The Negro (Le Nèg') is a 2002 Canadian drama film, directed by Robert Morin. An examination of racism, the film centres on a police officer in a small Quebec town who is trying to reconstruct, through the conflicting testimony of witnesses and participants, the events of the night before, when the petty vandalism of a woman's lawn jockey escalated within a few hours to the woman being found dead and the young Black Canadian suspected of committing the vandalism having been viciously beaten in a field.

The film's original title, equivalent in Quebec French to "the nigger", was controversial, with a Black youth group in Montreal demanding that the film's title and promotional poster be changed. Morin, however, defended his choice to use a controversial title, stating that "If it stirs up some controversy, then at least people will be talking about racism."

The film's cast includes Iannicko N'Doua-Légaré, Béatrice Picard, Robin Aubert, Vincent Bilodeau, Emmanuel Bilodeau, Sandrine Bisson, René-Daniel Dubois, Jean-Guy Bouchard and Dorothée Berryman.

==Awards==
The film was named to the Toronto International Film Festival's year-end Canada's Top Ten list for 2002.

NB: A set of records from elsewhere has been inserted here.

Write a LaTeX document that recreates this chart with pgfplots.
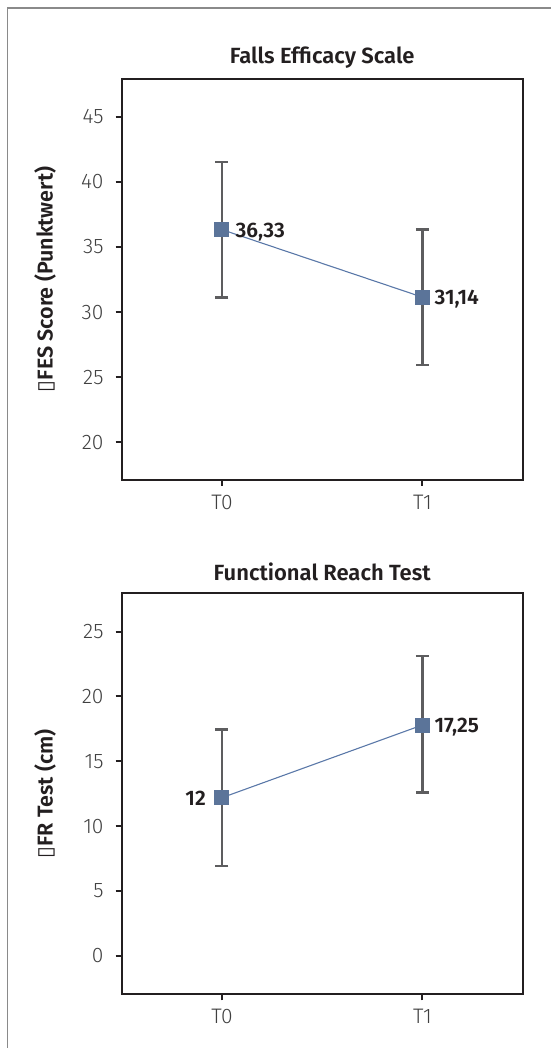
\documentclass[border=0pt]{standalone}
\usepackage{fontspec}
\setmainfont{Fira Sans}[UprightFont=* Light, BoldFont=* SemiBold]
\newfontfamily\dejavu{DejaVu Sans}
\usepackage{pgfplots}
\pgfplotsset{compat=1.18}
\definecolor{axc}{HTML}{231F20}
\definecolor{errc}{HTML}{5D5D5F}
\definecolor{mkc}{HTML}{5B7499}
\definecolor{lnc}{HTML}{5A78A8}
\definecolor{tkc}{HTML}{404040}
\definecolor{frc}{HTML}{8A8A8A}
\tikzset{vlab/.style={font=\bfseries\fontsize{21bp}{24bp}\selectfont, text=axc, inner sep=0pt}}
\pgfplotsset{
  panel/.style={
    scale only axis, width=401bp, height=401bp, anchor=south west,
    axis line style={draw=axc, line width=2.4bp},
    xmin=-0.5, xmax=1.5, xtick={0,1}, xticklabels={T0,T1},
    tick align=outside, major tick length=6bp,
    major tick style={draw=axc, line width=2bp},
    xtick pos=bottom, ytick pos=left,
    /pgf/number format/assume math mode=true,
    ticklabel style={font=\fontsize{21bp}{24bp}\selectfont, text=tkc, inner sep=0pt},
    yticklabel style={anchor=east},
    xticklabel style={anchor=north},
    yticklabel shift=12bp,
    xticklabel shift=9bp,
    title style={font=\bfseries\fontsize{22bp}{26bp}\selectfont, text=axc, anchor=base, at={(0.5,1)}},
    ylabel style={font=\bfseries\fontsize{21.5bp}{24bp}\selectfont, text=axc, at={(axis description cs:-0.191,0.5)}, anchor=center},
    clip=false,
  },
  ebar/.style={forget plot, draw=none, mark=none,
    error bars/.cd, y dir=both, y explicit,
    error bar style={draw=errc, line width=2.5bp},
    error mark options={draw=errc, line width=2.5bp, mark size=6.5bp, rotate=90}},
  mline/.style={draw=lnc, line width=1.1bp, mark=square*, mark size=7bp,
    mark options={fill=mkc, draw=mkc, line width=0pt}},
}
\begin{document}
\begin{tikzpicture}[x=1bp,y=1bp]
\useasboundingbox (0,0) rectangle (551,1048);
\draw[frc, line width=1.4bp] (7.7,0) -- (7.7,1040) -- (551,1040);
% Top panel
\begin{axis}[panel, at={(121.7bp,568bp)},
  ymin=17.1, ymax=47.9, ytick={20,25,30,35,40,45},
  title={Falls Efficacy Scale}, title style={yshift=10bp},
  ylabel={{\dejavu\mdseries ▯}FES Score (Punktwert)}]
\addplot[ebar] coordinates {(0,36.33) +- (0,5.2) (1,31.14) +- (0,5.2)};
\addplot[mline] coordinates {(0,36.33) (1,31.14)};
\node[vlab, anchor=base west] at (axis cs:0,36.33) [xshift=13.5bp, yshift=-7.5bp] {36,33};
\node[vlab, anchor=base west] at (axis cs:1,31.14) [xshift=12bp, yshift=-7.5bp] {31,14};
\end{axis}
% Bottom panel
\begin{axis}[panel, at={(121.7bp,53.7bp)},
  ymin=-2.95, ymax=27.95, ytick={0,5,10,15,20,25},
  title={Functional Reach Test}, title style={yshift=7bp},
  ylabel={{\dejavu\mdseries ▯}FR Test (cm)}]
\addplot[ebar] coordinates {(0,12.2) +- (0,5.25) (1,17.85) +- (0,5.25)};
\addplot[mline] coordinates {(0,12.2) (1,17.8)};
\node[vlab, anchor=base east] at (axis cs:0,12.2) [xshift=-16bp, yshift=-7.5bp] {12};
\node[vlab, anchor=base west] at (axis cs:1,17.8) [xshift=12bp, yshift=-7.5bp] {17,25};
\end{axis}
\end{tikzpicture}
\end{document}
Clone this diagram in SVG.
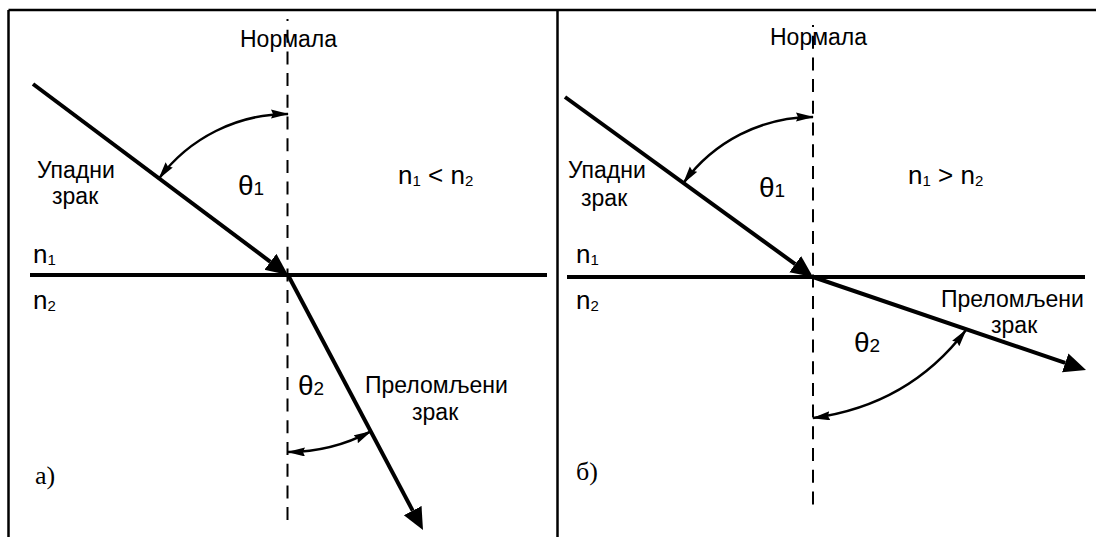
<svg xmlns="http://www.w3.org/2000/svg" width="1096" height="537" viewBox="0 0 1096 537">
<defs>
<style>
.frame{stroke:#000;stroke-width:2.5;fill:none}
.iface{stroke:#000;stroke-width:4;fill:none}
.ray{stroke:#000;stroke-width:4;fill:none}
.normal{stroke:#000;stroke-width:2;fill:none;stroke-dasharray:13 8.7;stroke-dashoffset:11}
.arc{stroke:#000;stroke-width:2.5;fill:none}
text{font-family:"Liberation Sans",Arial,sans-serif;fill:#000}
.lbl{font-size:23px}
.idx{font-size:26px}
.th{font-size:28px}
.sub{font-size:19px}
.nsub{font-size:15px}
.ser{font-family:"Liberation Serif","Times New Roman",serif;font-size:26px}
</style>
<marker id="big" markerUnits="userSpaceOnUse" markerWidth="24" markerHeight="22" refX="0" refY="10" orient="auto">
<path d="M0,0 L22,10 L0,20 z" fill="#000"/>
</marker>
<marker id="sm" markerUnits="userSpaceOnUse" markerWidth="20" markerHeight="10" refX="17" refY="4.5" orient="auto-start-reverse">
<path d="M0,0 L18,4.5 L0,9 L2,4.5 z" fill="#000"/>
</marker>
</defs>
<rect width="1096" height="537" fill="#fff"/>

<g id="frame">
<line class="frame" x1="8.5" y1="10" x2="1096" y2="10"/>
<line class="frame" x1="8.5" y1="10" x2="8.5" y2="537"/>
<line class="frame" x1="557.5" y1="10" x2="557.5" y2="537"/>
</g>

<g id="connectors">
<!-- left panel -->
<line class="normal" x1="287.5" y1="19" x2="287.5" y2="520"/>
<line class="iface" x1="30" y1="275" x2="547" y2="275"/>
<line class="ray" x1="33" y1="84" x2="270.4" y2="261.8" marker-end="url(#big)"/>
<line class="ray" x1="288" y1="275" x2="412.7" y2="510.6" marker-end="url(#big)"/>
<path class="arc" d="M159,178.5 A161,161 0 0 1 288,114" marker-start="url(#sm)" marker-end="url(#sm)"/>
<path class="arc" d="M288,452 A177,177 0 0 0 370.8,431.4" marker-start="url(#sm)" marker-end="url(#sm)"/>
<!-- right panel -->
<line class="normal" x1="813" y1="25" x2="813" y2="513"/>
<line class="iface" x1="567" y1="277" x2="1085" y2="277"/>
<line class="ray" x1="565" y1="97" x2="795.2" y2="264.1" marker-end="url(#big)"/>
<line class="ray" x1="813" y1="277" x2="1065.2" y2="362.9" marker-end="url(#big)"/>
<path class="arc" d="M683.5,183 A160,160 0 0 1 813,117" marker-start="url(#sm)" marker-end="url(#sm)"/>
<path class="arc" d="M813,418 Q909,405 966,330" marker-start="url(#sm)" marker-end="url(#sm)"/>
</g>

<g id="panel-a">
<text class="lbl" x="240" y="47">Нормала</text>
<text class="lbl" x="37" y="178">Упадни</text>
<text class="lbl" x="52" y="204">зрак</text>
<text x="238" y="195"><tspan class="th">θ</tspan><tspan class="sub">1</tspan></text>
<text x="398" y="184"><tspan class="idx">n</tspan><tspan class="nsub" dy="2">1</tspan><tspan class="idx" dy="-2"> &lt; n</tspan><tspan class="nsub" dy="2">2</tspan></text>
<text x="33" y="263"><tspan class="idx">n</tspan><tspan class="nsub" dy="2">1</tspan></text>
<text x="33" y="309"><tspan class="idx">n</tspan><tspan class="nsub" dy="2">2</tspan></text>
<text x="298" y="395"><tspan class="th">θ</tspan><tspan class="sub">2</tspan></text>
<text class="lbl" x="365" y="393">Преломљени</text>
<text class="lbl" x="412" y="420">зрак</text>
<text class="ser" x="35" y="484">а)</text>
</g>

<g id="panel-b">
<text class="lbl" x="770" y="45">Нормала</text>
<text class="lbl" x="568" y="178">Упадни</text>
<text class="lbl" x="581" y="206">зрак</text>
<text x="759" y="197"><tspan class="th">θ</tspan><tspan class="sub">1</tspan></text>
<text x="908" y="184"><tspan class="idx">n</tspan><tspan class="nsub" dy="2">1</tspan><tspan class="idx" dy="-2"> &gt; n</tspan><tspan class="nsub" dy="2">2</tspan></text>
<text x="576" y="263"><tspan class="idx">n</tspan><tspan class="nsub" dy="2">1</tspan></text>
<text x="576" y="309"><tspan class="idx">n</tspan><tspan class="nsub" dy="2">2</tspan></text>
<text x="854" y="352"><tspan class="th">θ</tspan><tspan class="sub">2</tspan></text>
<text class="lbl" x="941" y="307">Преломљени</text>
<text class="lbl" x="991" y="333">зрак</text>
<text class="ser" x="576" y="480">б)</text>
</g>
</svg>
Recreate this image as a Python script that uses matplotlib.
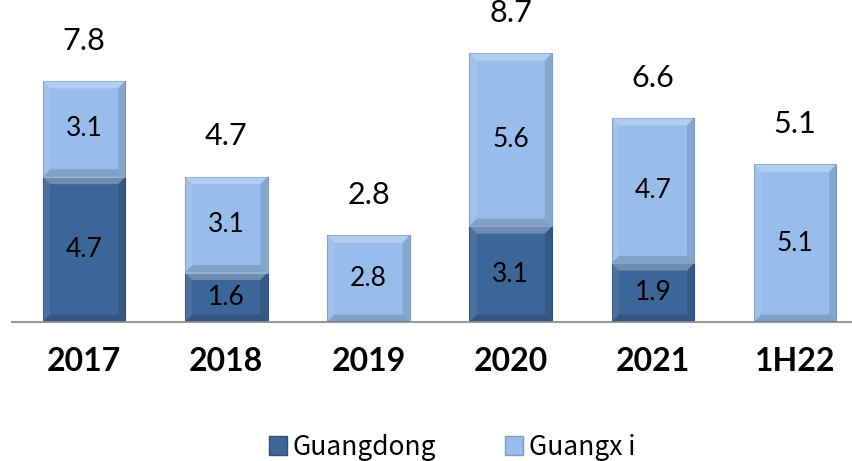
import numpy as np
import matplotlib
matplotlib.use("Agg")
import matplotlib.pyplot as plt
from matplotlib.patches import Polygon, Patch

years = ["2017", "2018", "2019", "2020", "2021", "1H22"]
guangdong = [4.7, 1.6, 0.0, 3.1, 1.9, 0.0]
guangxi = [3.1, 3.1, 2.8, 5.6, 4.7, 5.1]
totals = [7.8, 4.7, 2.8, 8.7, 6.6, 5.1]

dark = "#3D6698"
light = "#98BDEB"

fig = plt.figure(figsize=(8.52, 4.61), dpi=100)
ax = fig.add_axes([12 / 852, 139 / 461, 840 / 852, 322 / 461])
x = np.arange(len(years))
width = 0.58

b1 = ax.bar(x, guangdong, width, color=dark, edgecolor="#2E4F78", linewidth=0.8, zorder=2)
b2 = ax.bar(x, guangxi, width, bottom=guangdong, color=light, edgecolor="#7C9CC4", linewidth=0.8, zorder=2)


def bevel(patch):
    # fake the bevelled look of the original
    x0, y0 = patch.get_x(), patch.get_y()
    w, h = patch.get_width(), patch.get_height()
    if h <= 0:
        return
    bx, by = 0.05, min(0.24, h / 2.5)
    x1, y1 = x0 + w, y0 + h
    sides = [
        ([(x0, y1), (x1, y1), (x1 - bx, y1 - by), (x0 + bx, y1 - by)], 0.25, "white"),
        ([(x0, y0), (x1, y0), (x1 - bx, y0 + by), (x0 + bx, y0 + by)], 0.15, "black"),
        ([(x0, y0), (x0 + bx, y0 + by), (x0 + bx, y1 - by), (x0, y1)], 0.08, "white"),
        ([(x1, y0), (x1 - bx, y0 + by), (x1 - bx, y1 - by), (x1, y1)], 0.12, "black"),
    ]
    for pts, a, c in sides:
        ax.add_patch(Polygon(pts, closed=True, facecolor=c, alpha=a, edgecolor="none", zorder=3))


for p in list(b1) + list(b2):
    bevel(p)

for i in range(len(years)):
    if guangdong[i] > 0:
        ax.text(x[i], guangdong[i] / 2, f"{guangdong[i]:.1f}", ha="center", va="center",
                fontsize=19, family="Lato", zorder=4)
    ax.text(x[i], guangdong[i] + guangxi[i] / 2, f"{guangxi[i]:.1f}", ha="center", va="center",
            fontsize=19, family="Lato", zorder=4)
    ax.annotate(f"{totals[i]:.1f}", (x[i], totals[i]), xytext=(0, 29), textcoords="offset points",
                ha="center", va="center", fontsize=22, family="Lato", annotation_clip=False)

ax.set_xlim(-0.507, 5.4)
ax.set_ylim(0, 10.42)
ax.set_xticks(x)
ax.set_xticklabels(years, fontsize=23, fontweight="bold", family="Lato")
ax.tick_params(axis="x", length=0, pad=18)
ax.set_yticks([])
for s in ["top", "right", "left"]:
    ax.spines[s].set_visible(False)
ax.spines["bottom"].set_color("#999999")
ax.spines["bottom"].set_linewidth(1.5)

handles = [Patch(facecolor=dark, edgecolor="#2E4F78"), Patch(facecolor=light, edgecolor="#7C9CC4")]
fig.legend(handles, ["Guangdong", "Guangx i"], loc="center", bbox_to_anchor=(452 / 852, 14 / 461),
           ncol=2, frameon=False, prop={"family": "Noto Sans CJK JP", "size": 19},
           handlelength=0.7, handleheight=0.7, handletextpad=0.2, columnspacing=2.6)

fig.savefig("out.png", dpi=100)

The film received four Genie Award nominations at the 23rd Genie Awards in 2003: Best Original Screenplay (Morin), Best Costume Design (Sophie Lefebvre), Best Editing (George Browne and Lorraine Dufour) and Best Art Direction or Production Design (André-Line Beauparlant).

The film received three Prix Jutra nominations, for Best Direction (Morin), Best Screenplay (Morin) and Best Editing (Dufour). Dufour won the award for Best Editing.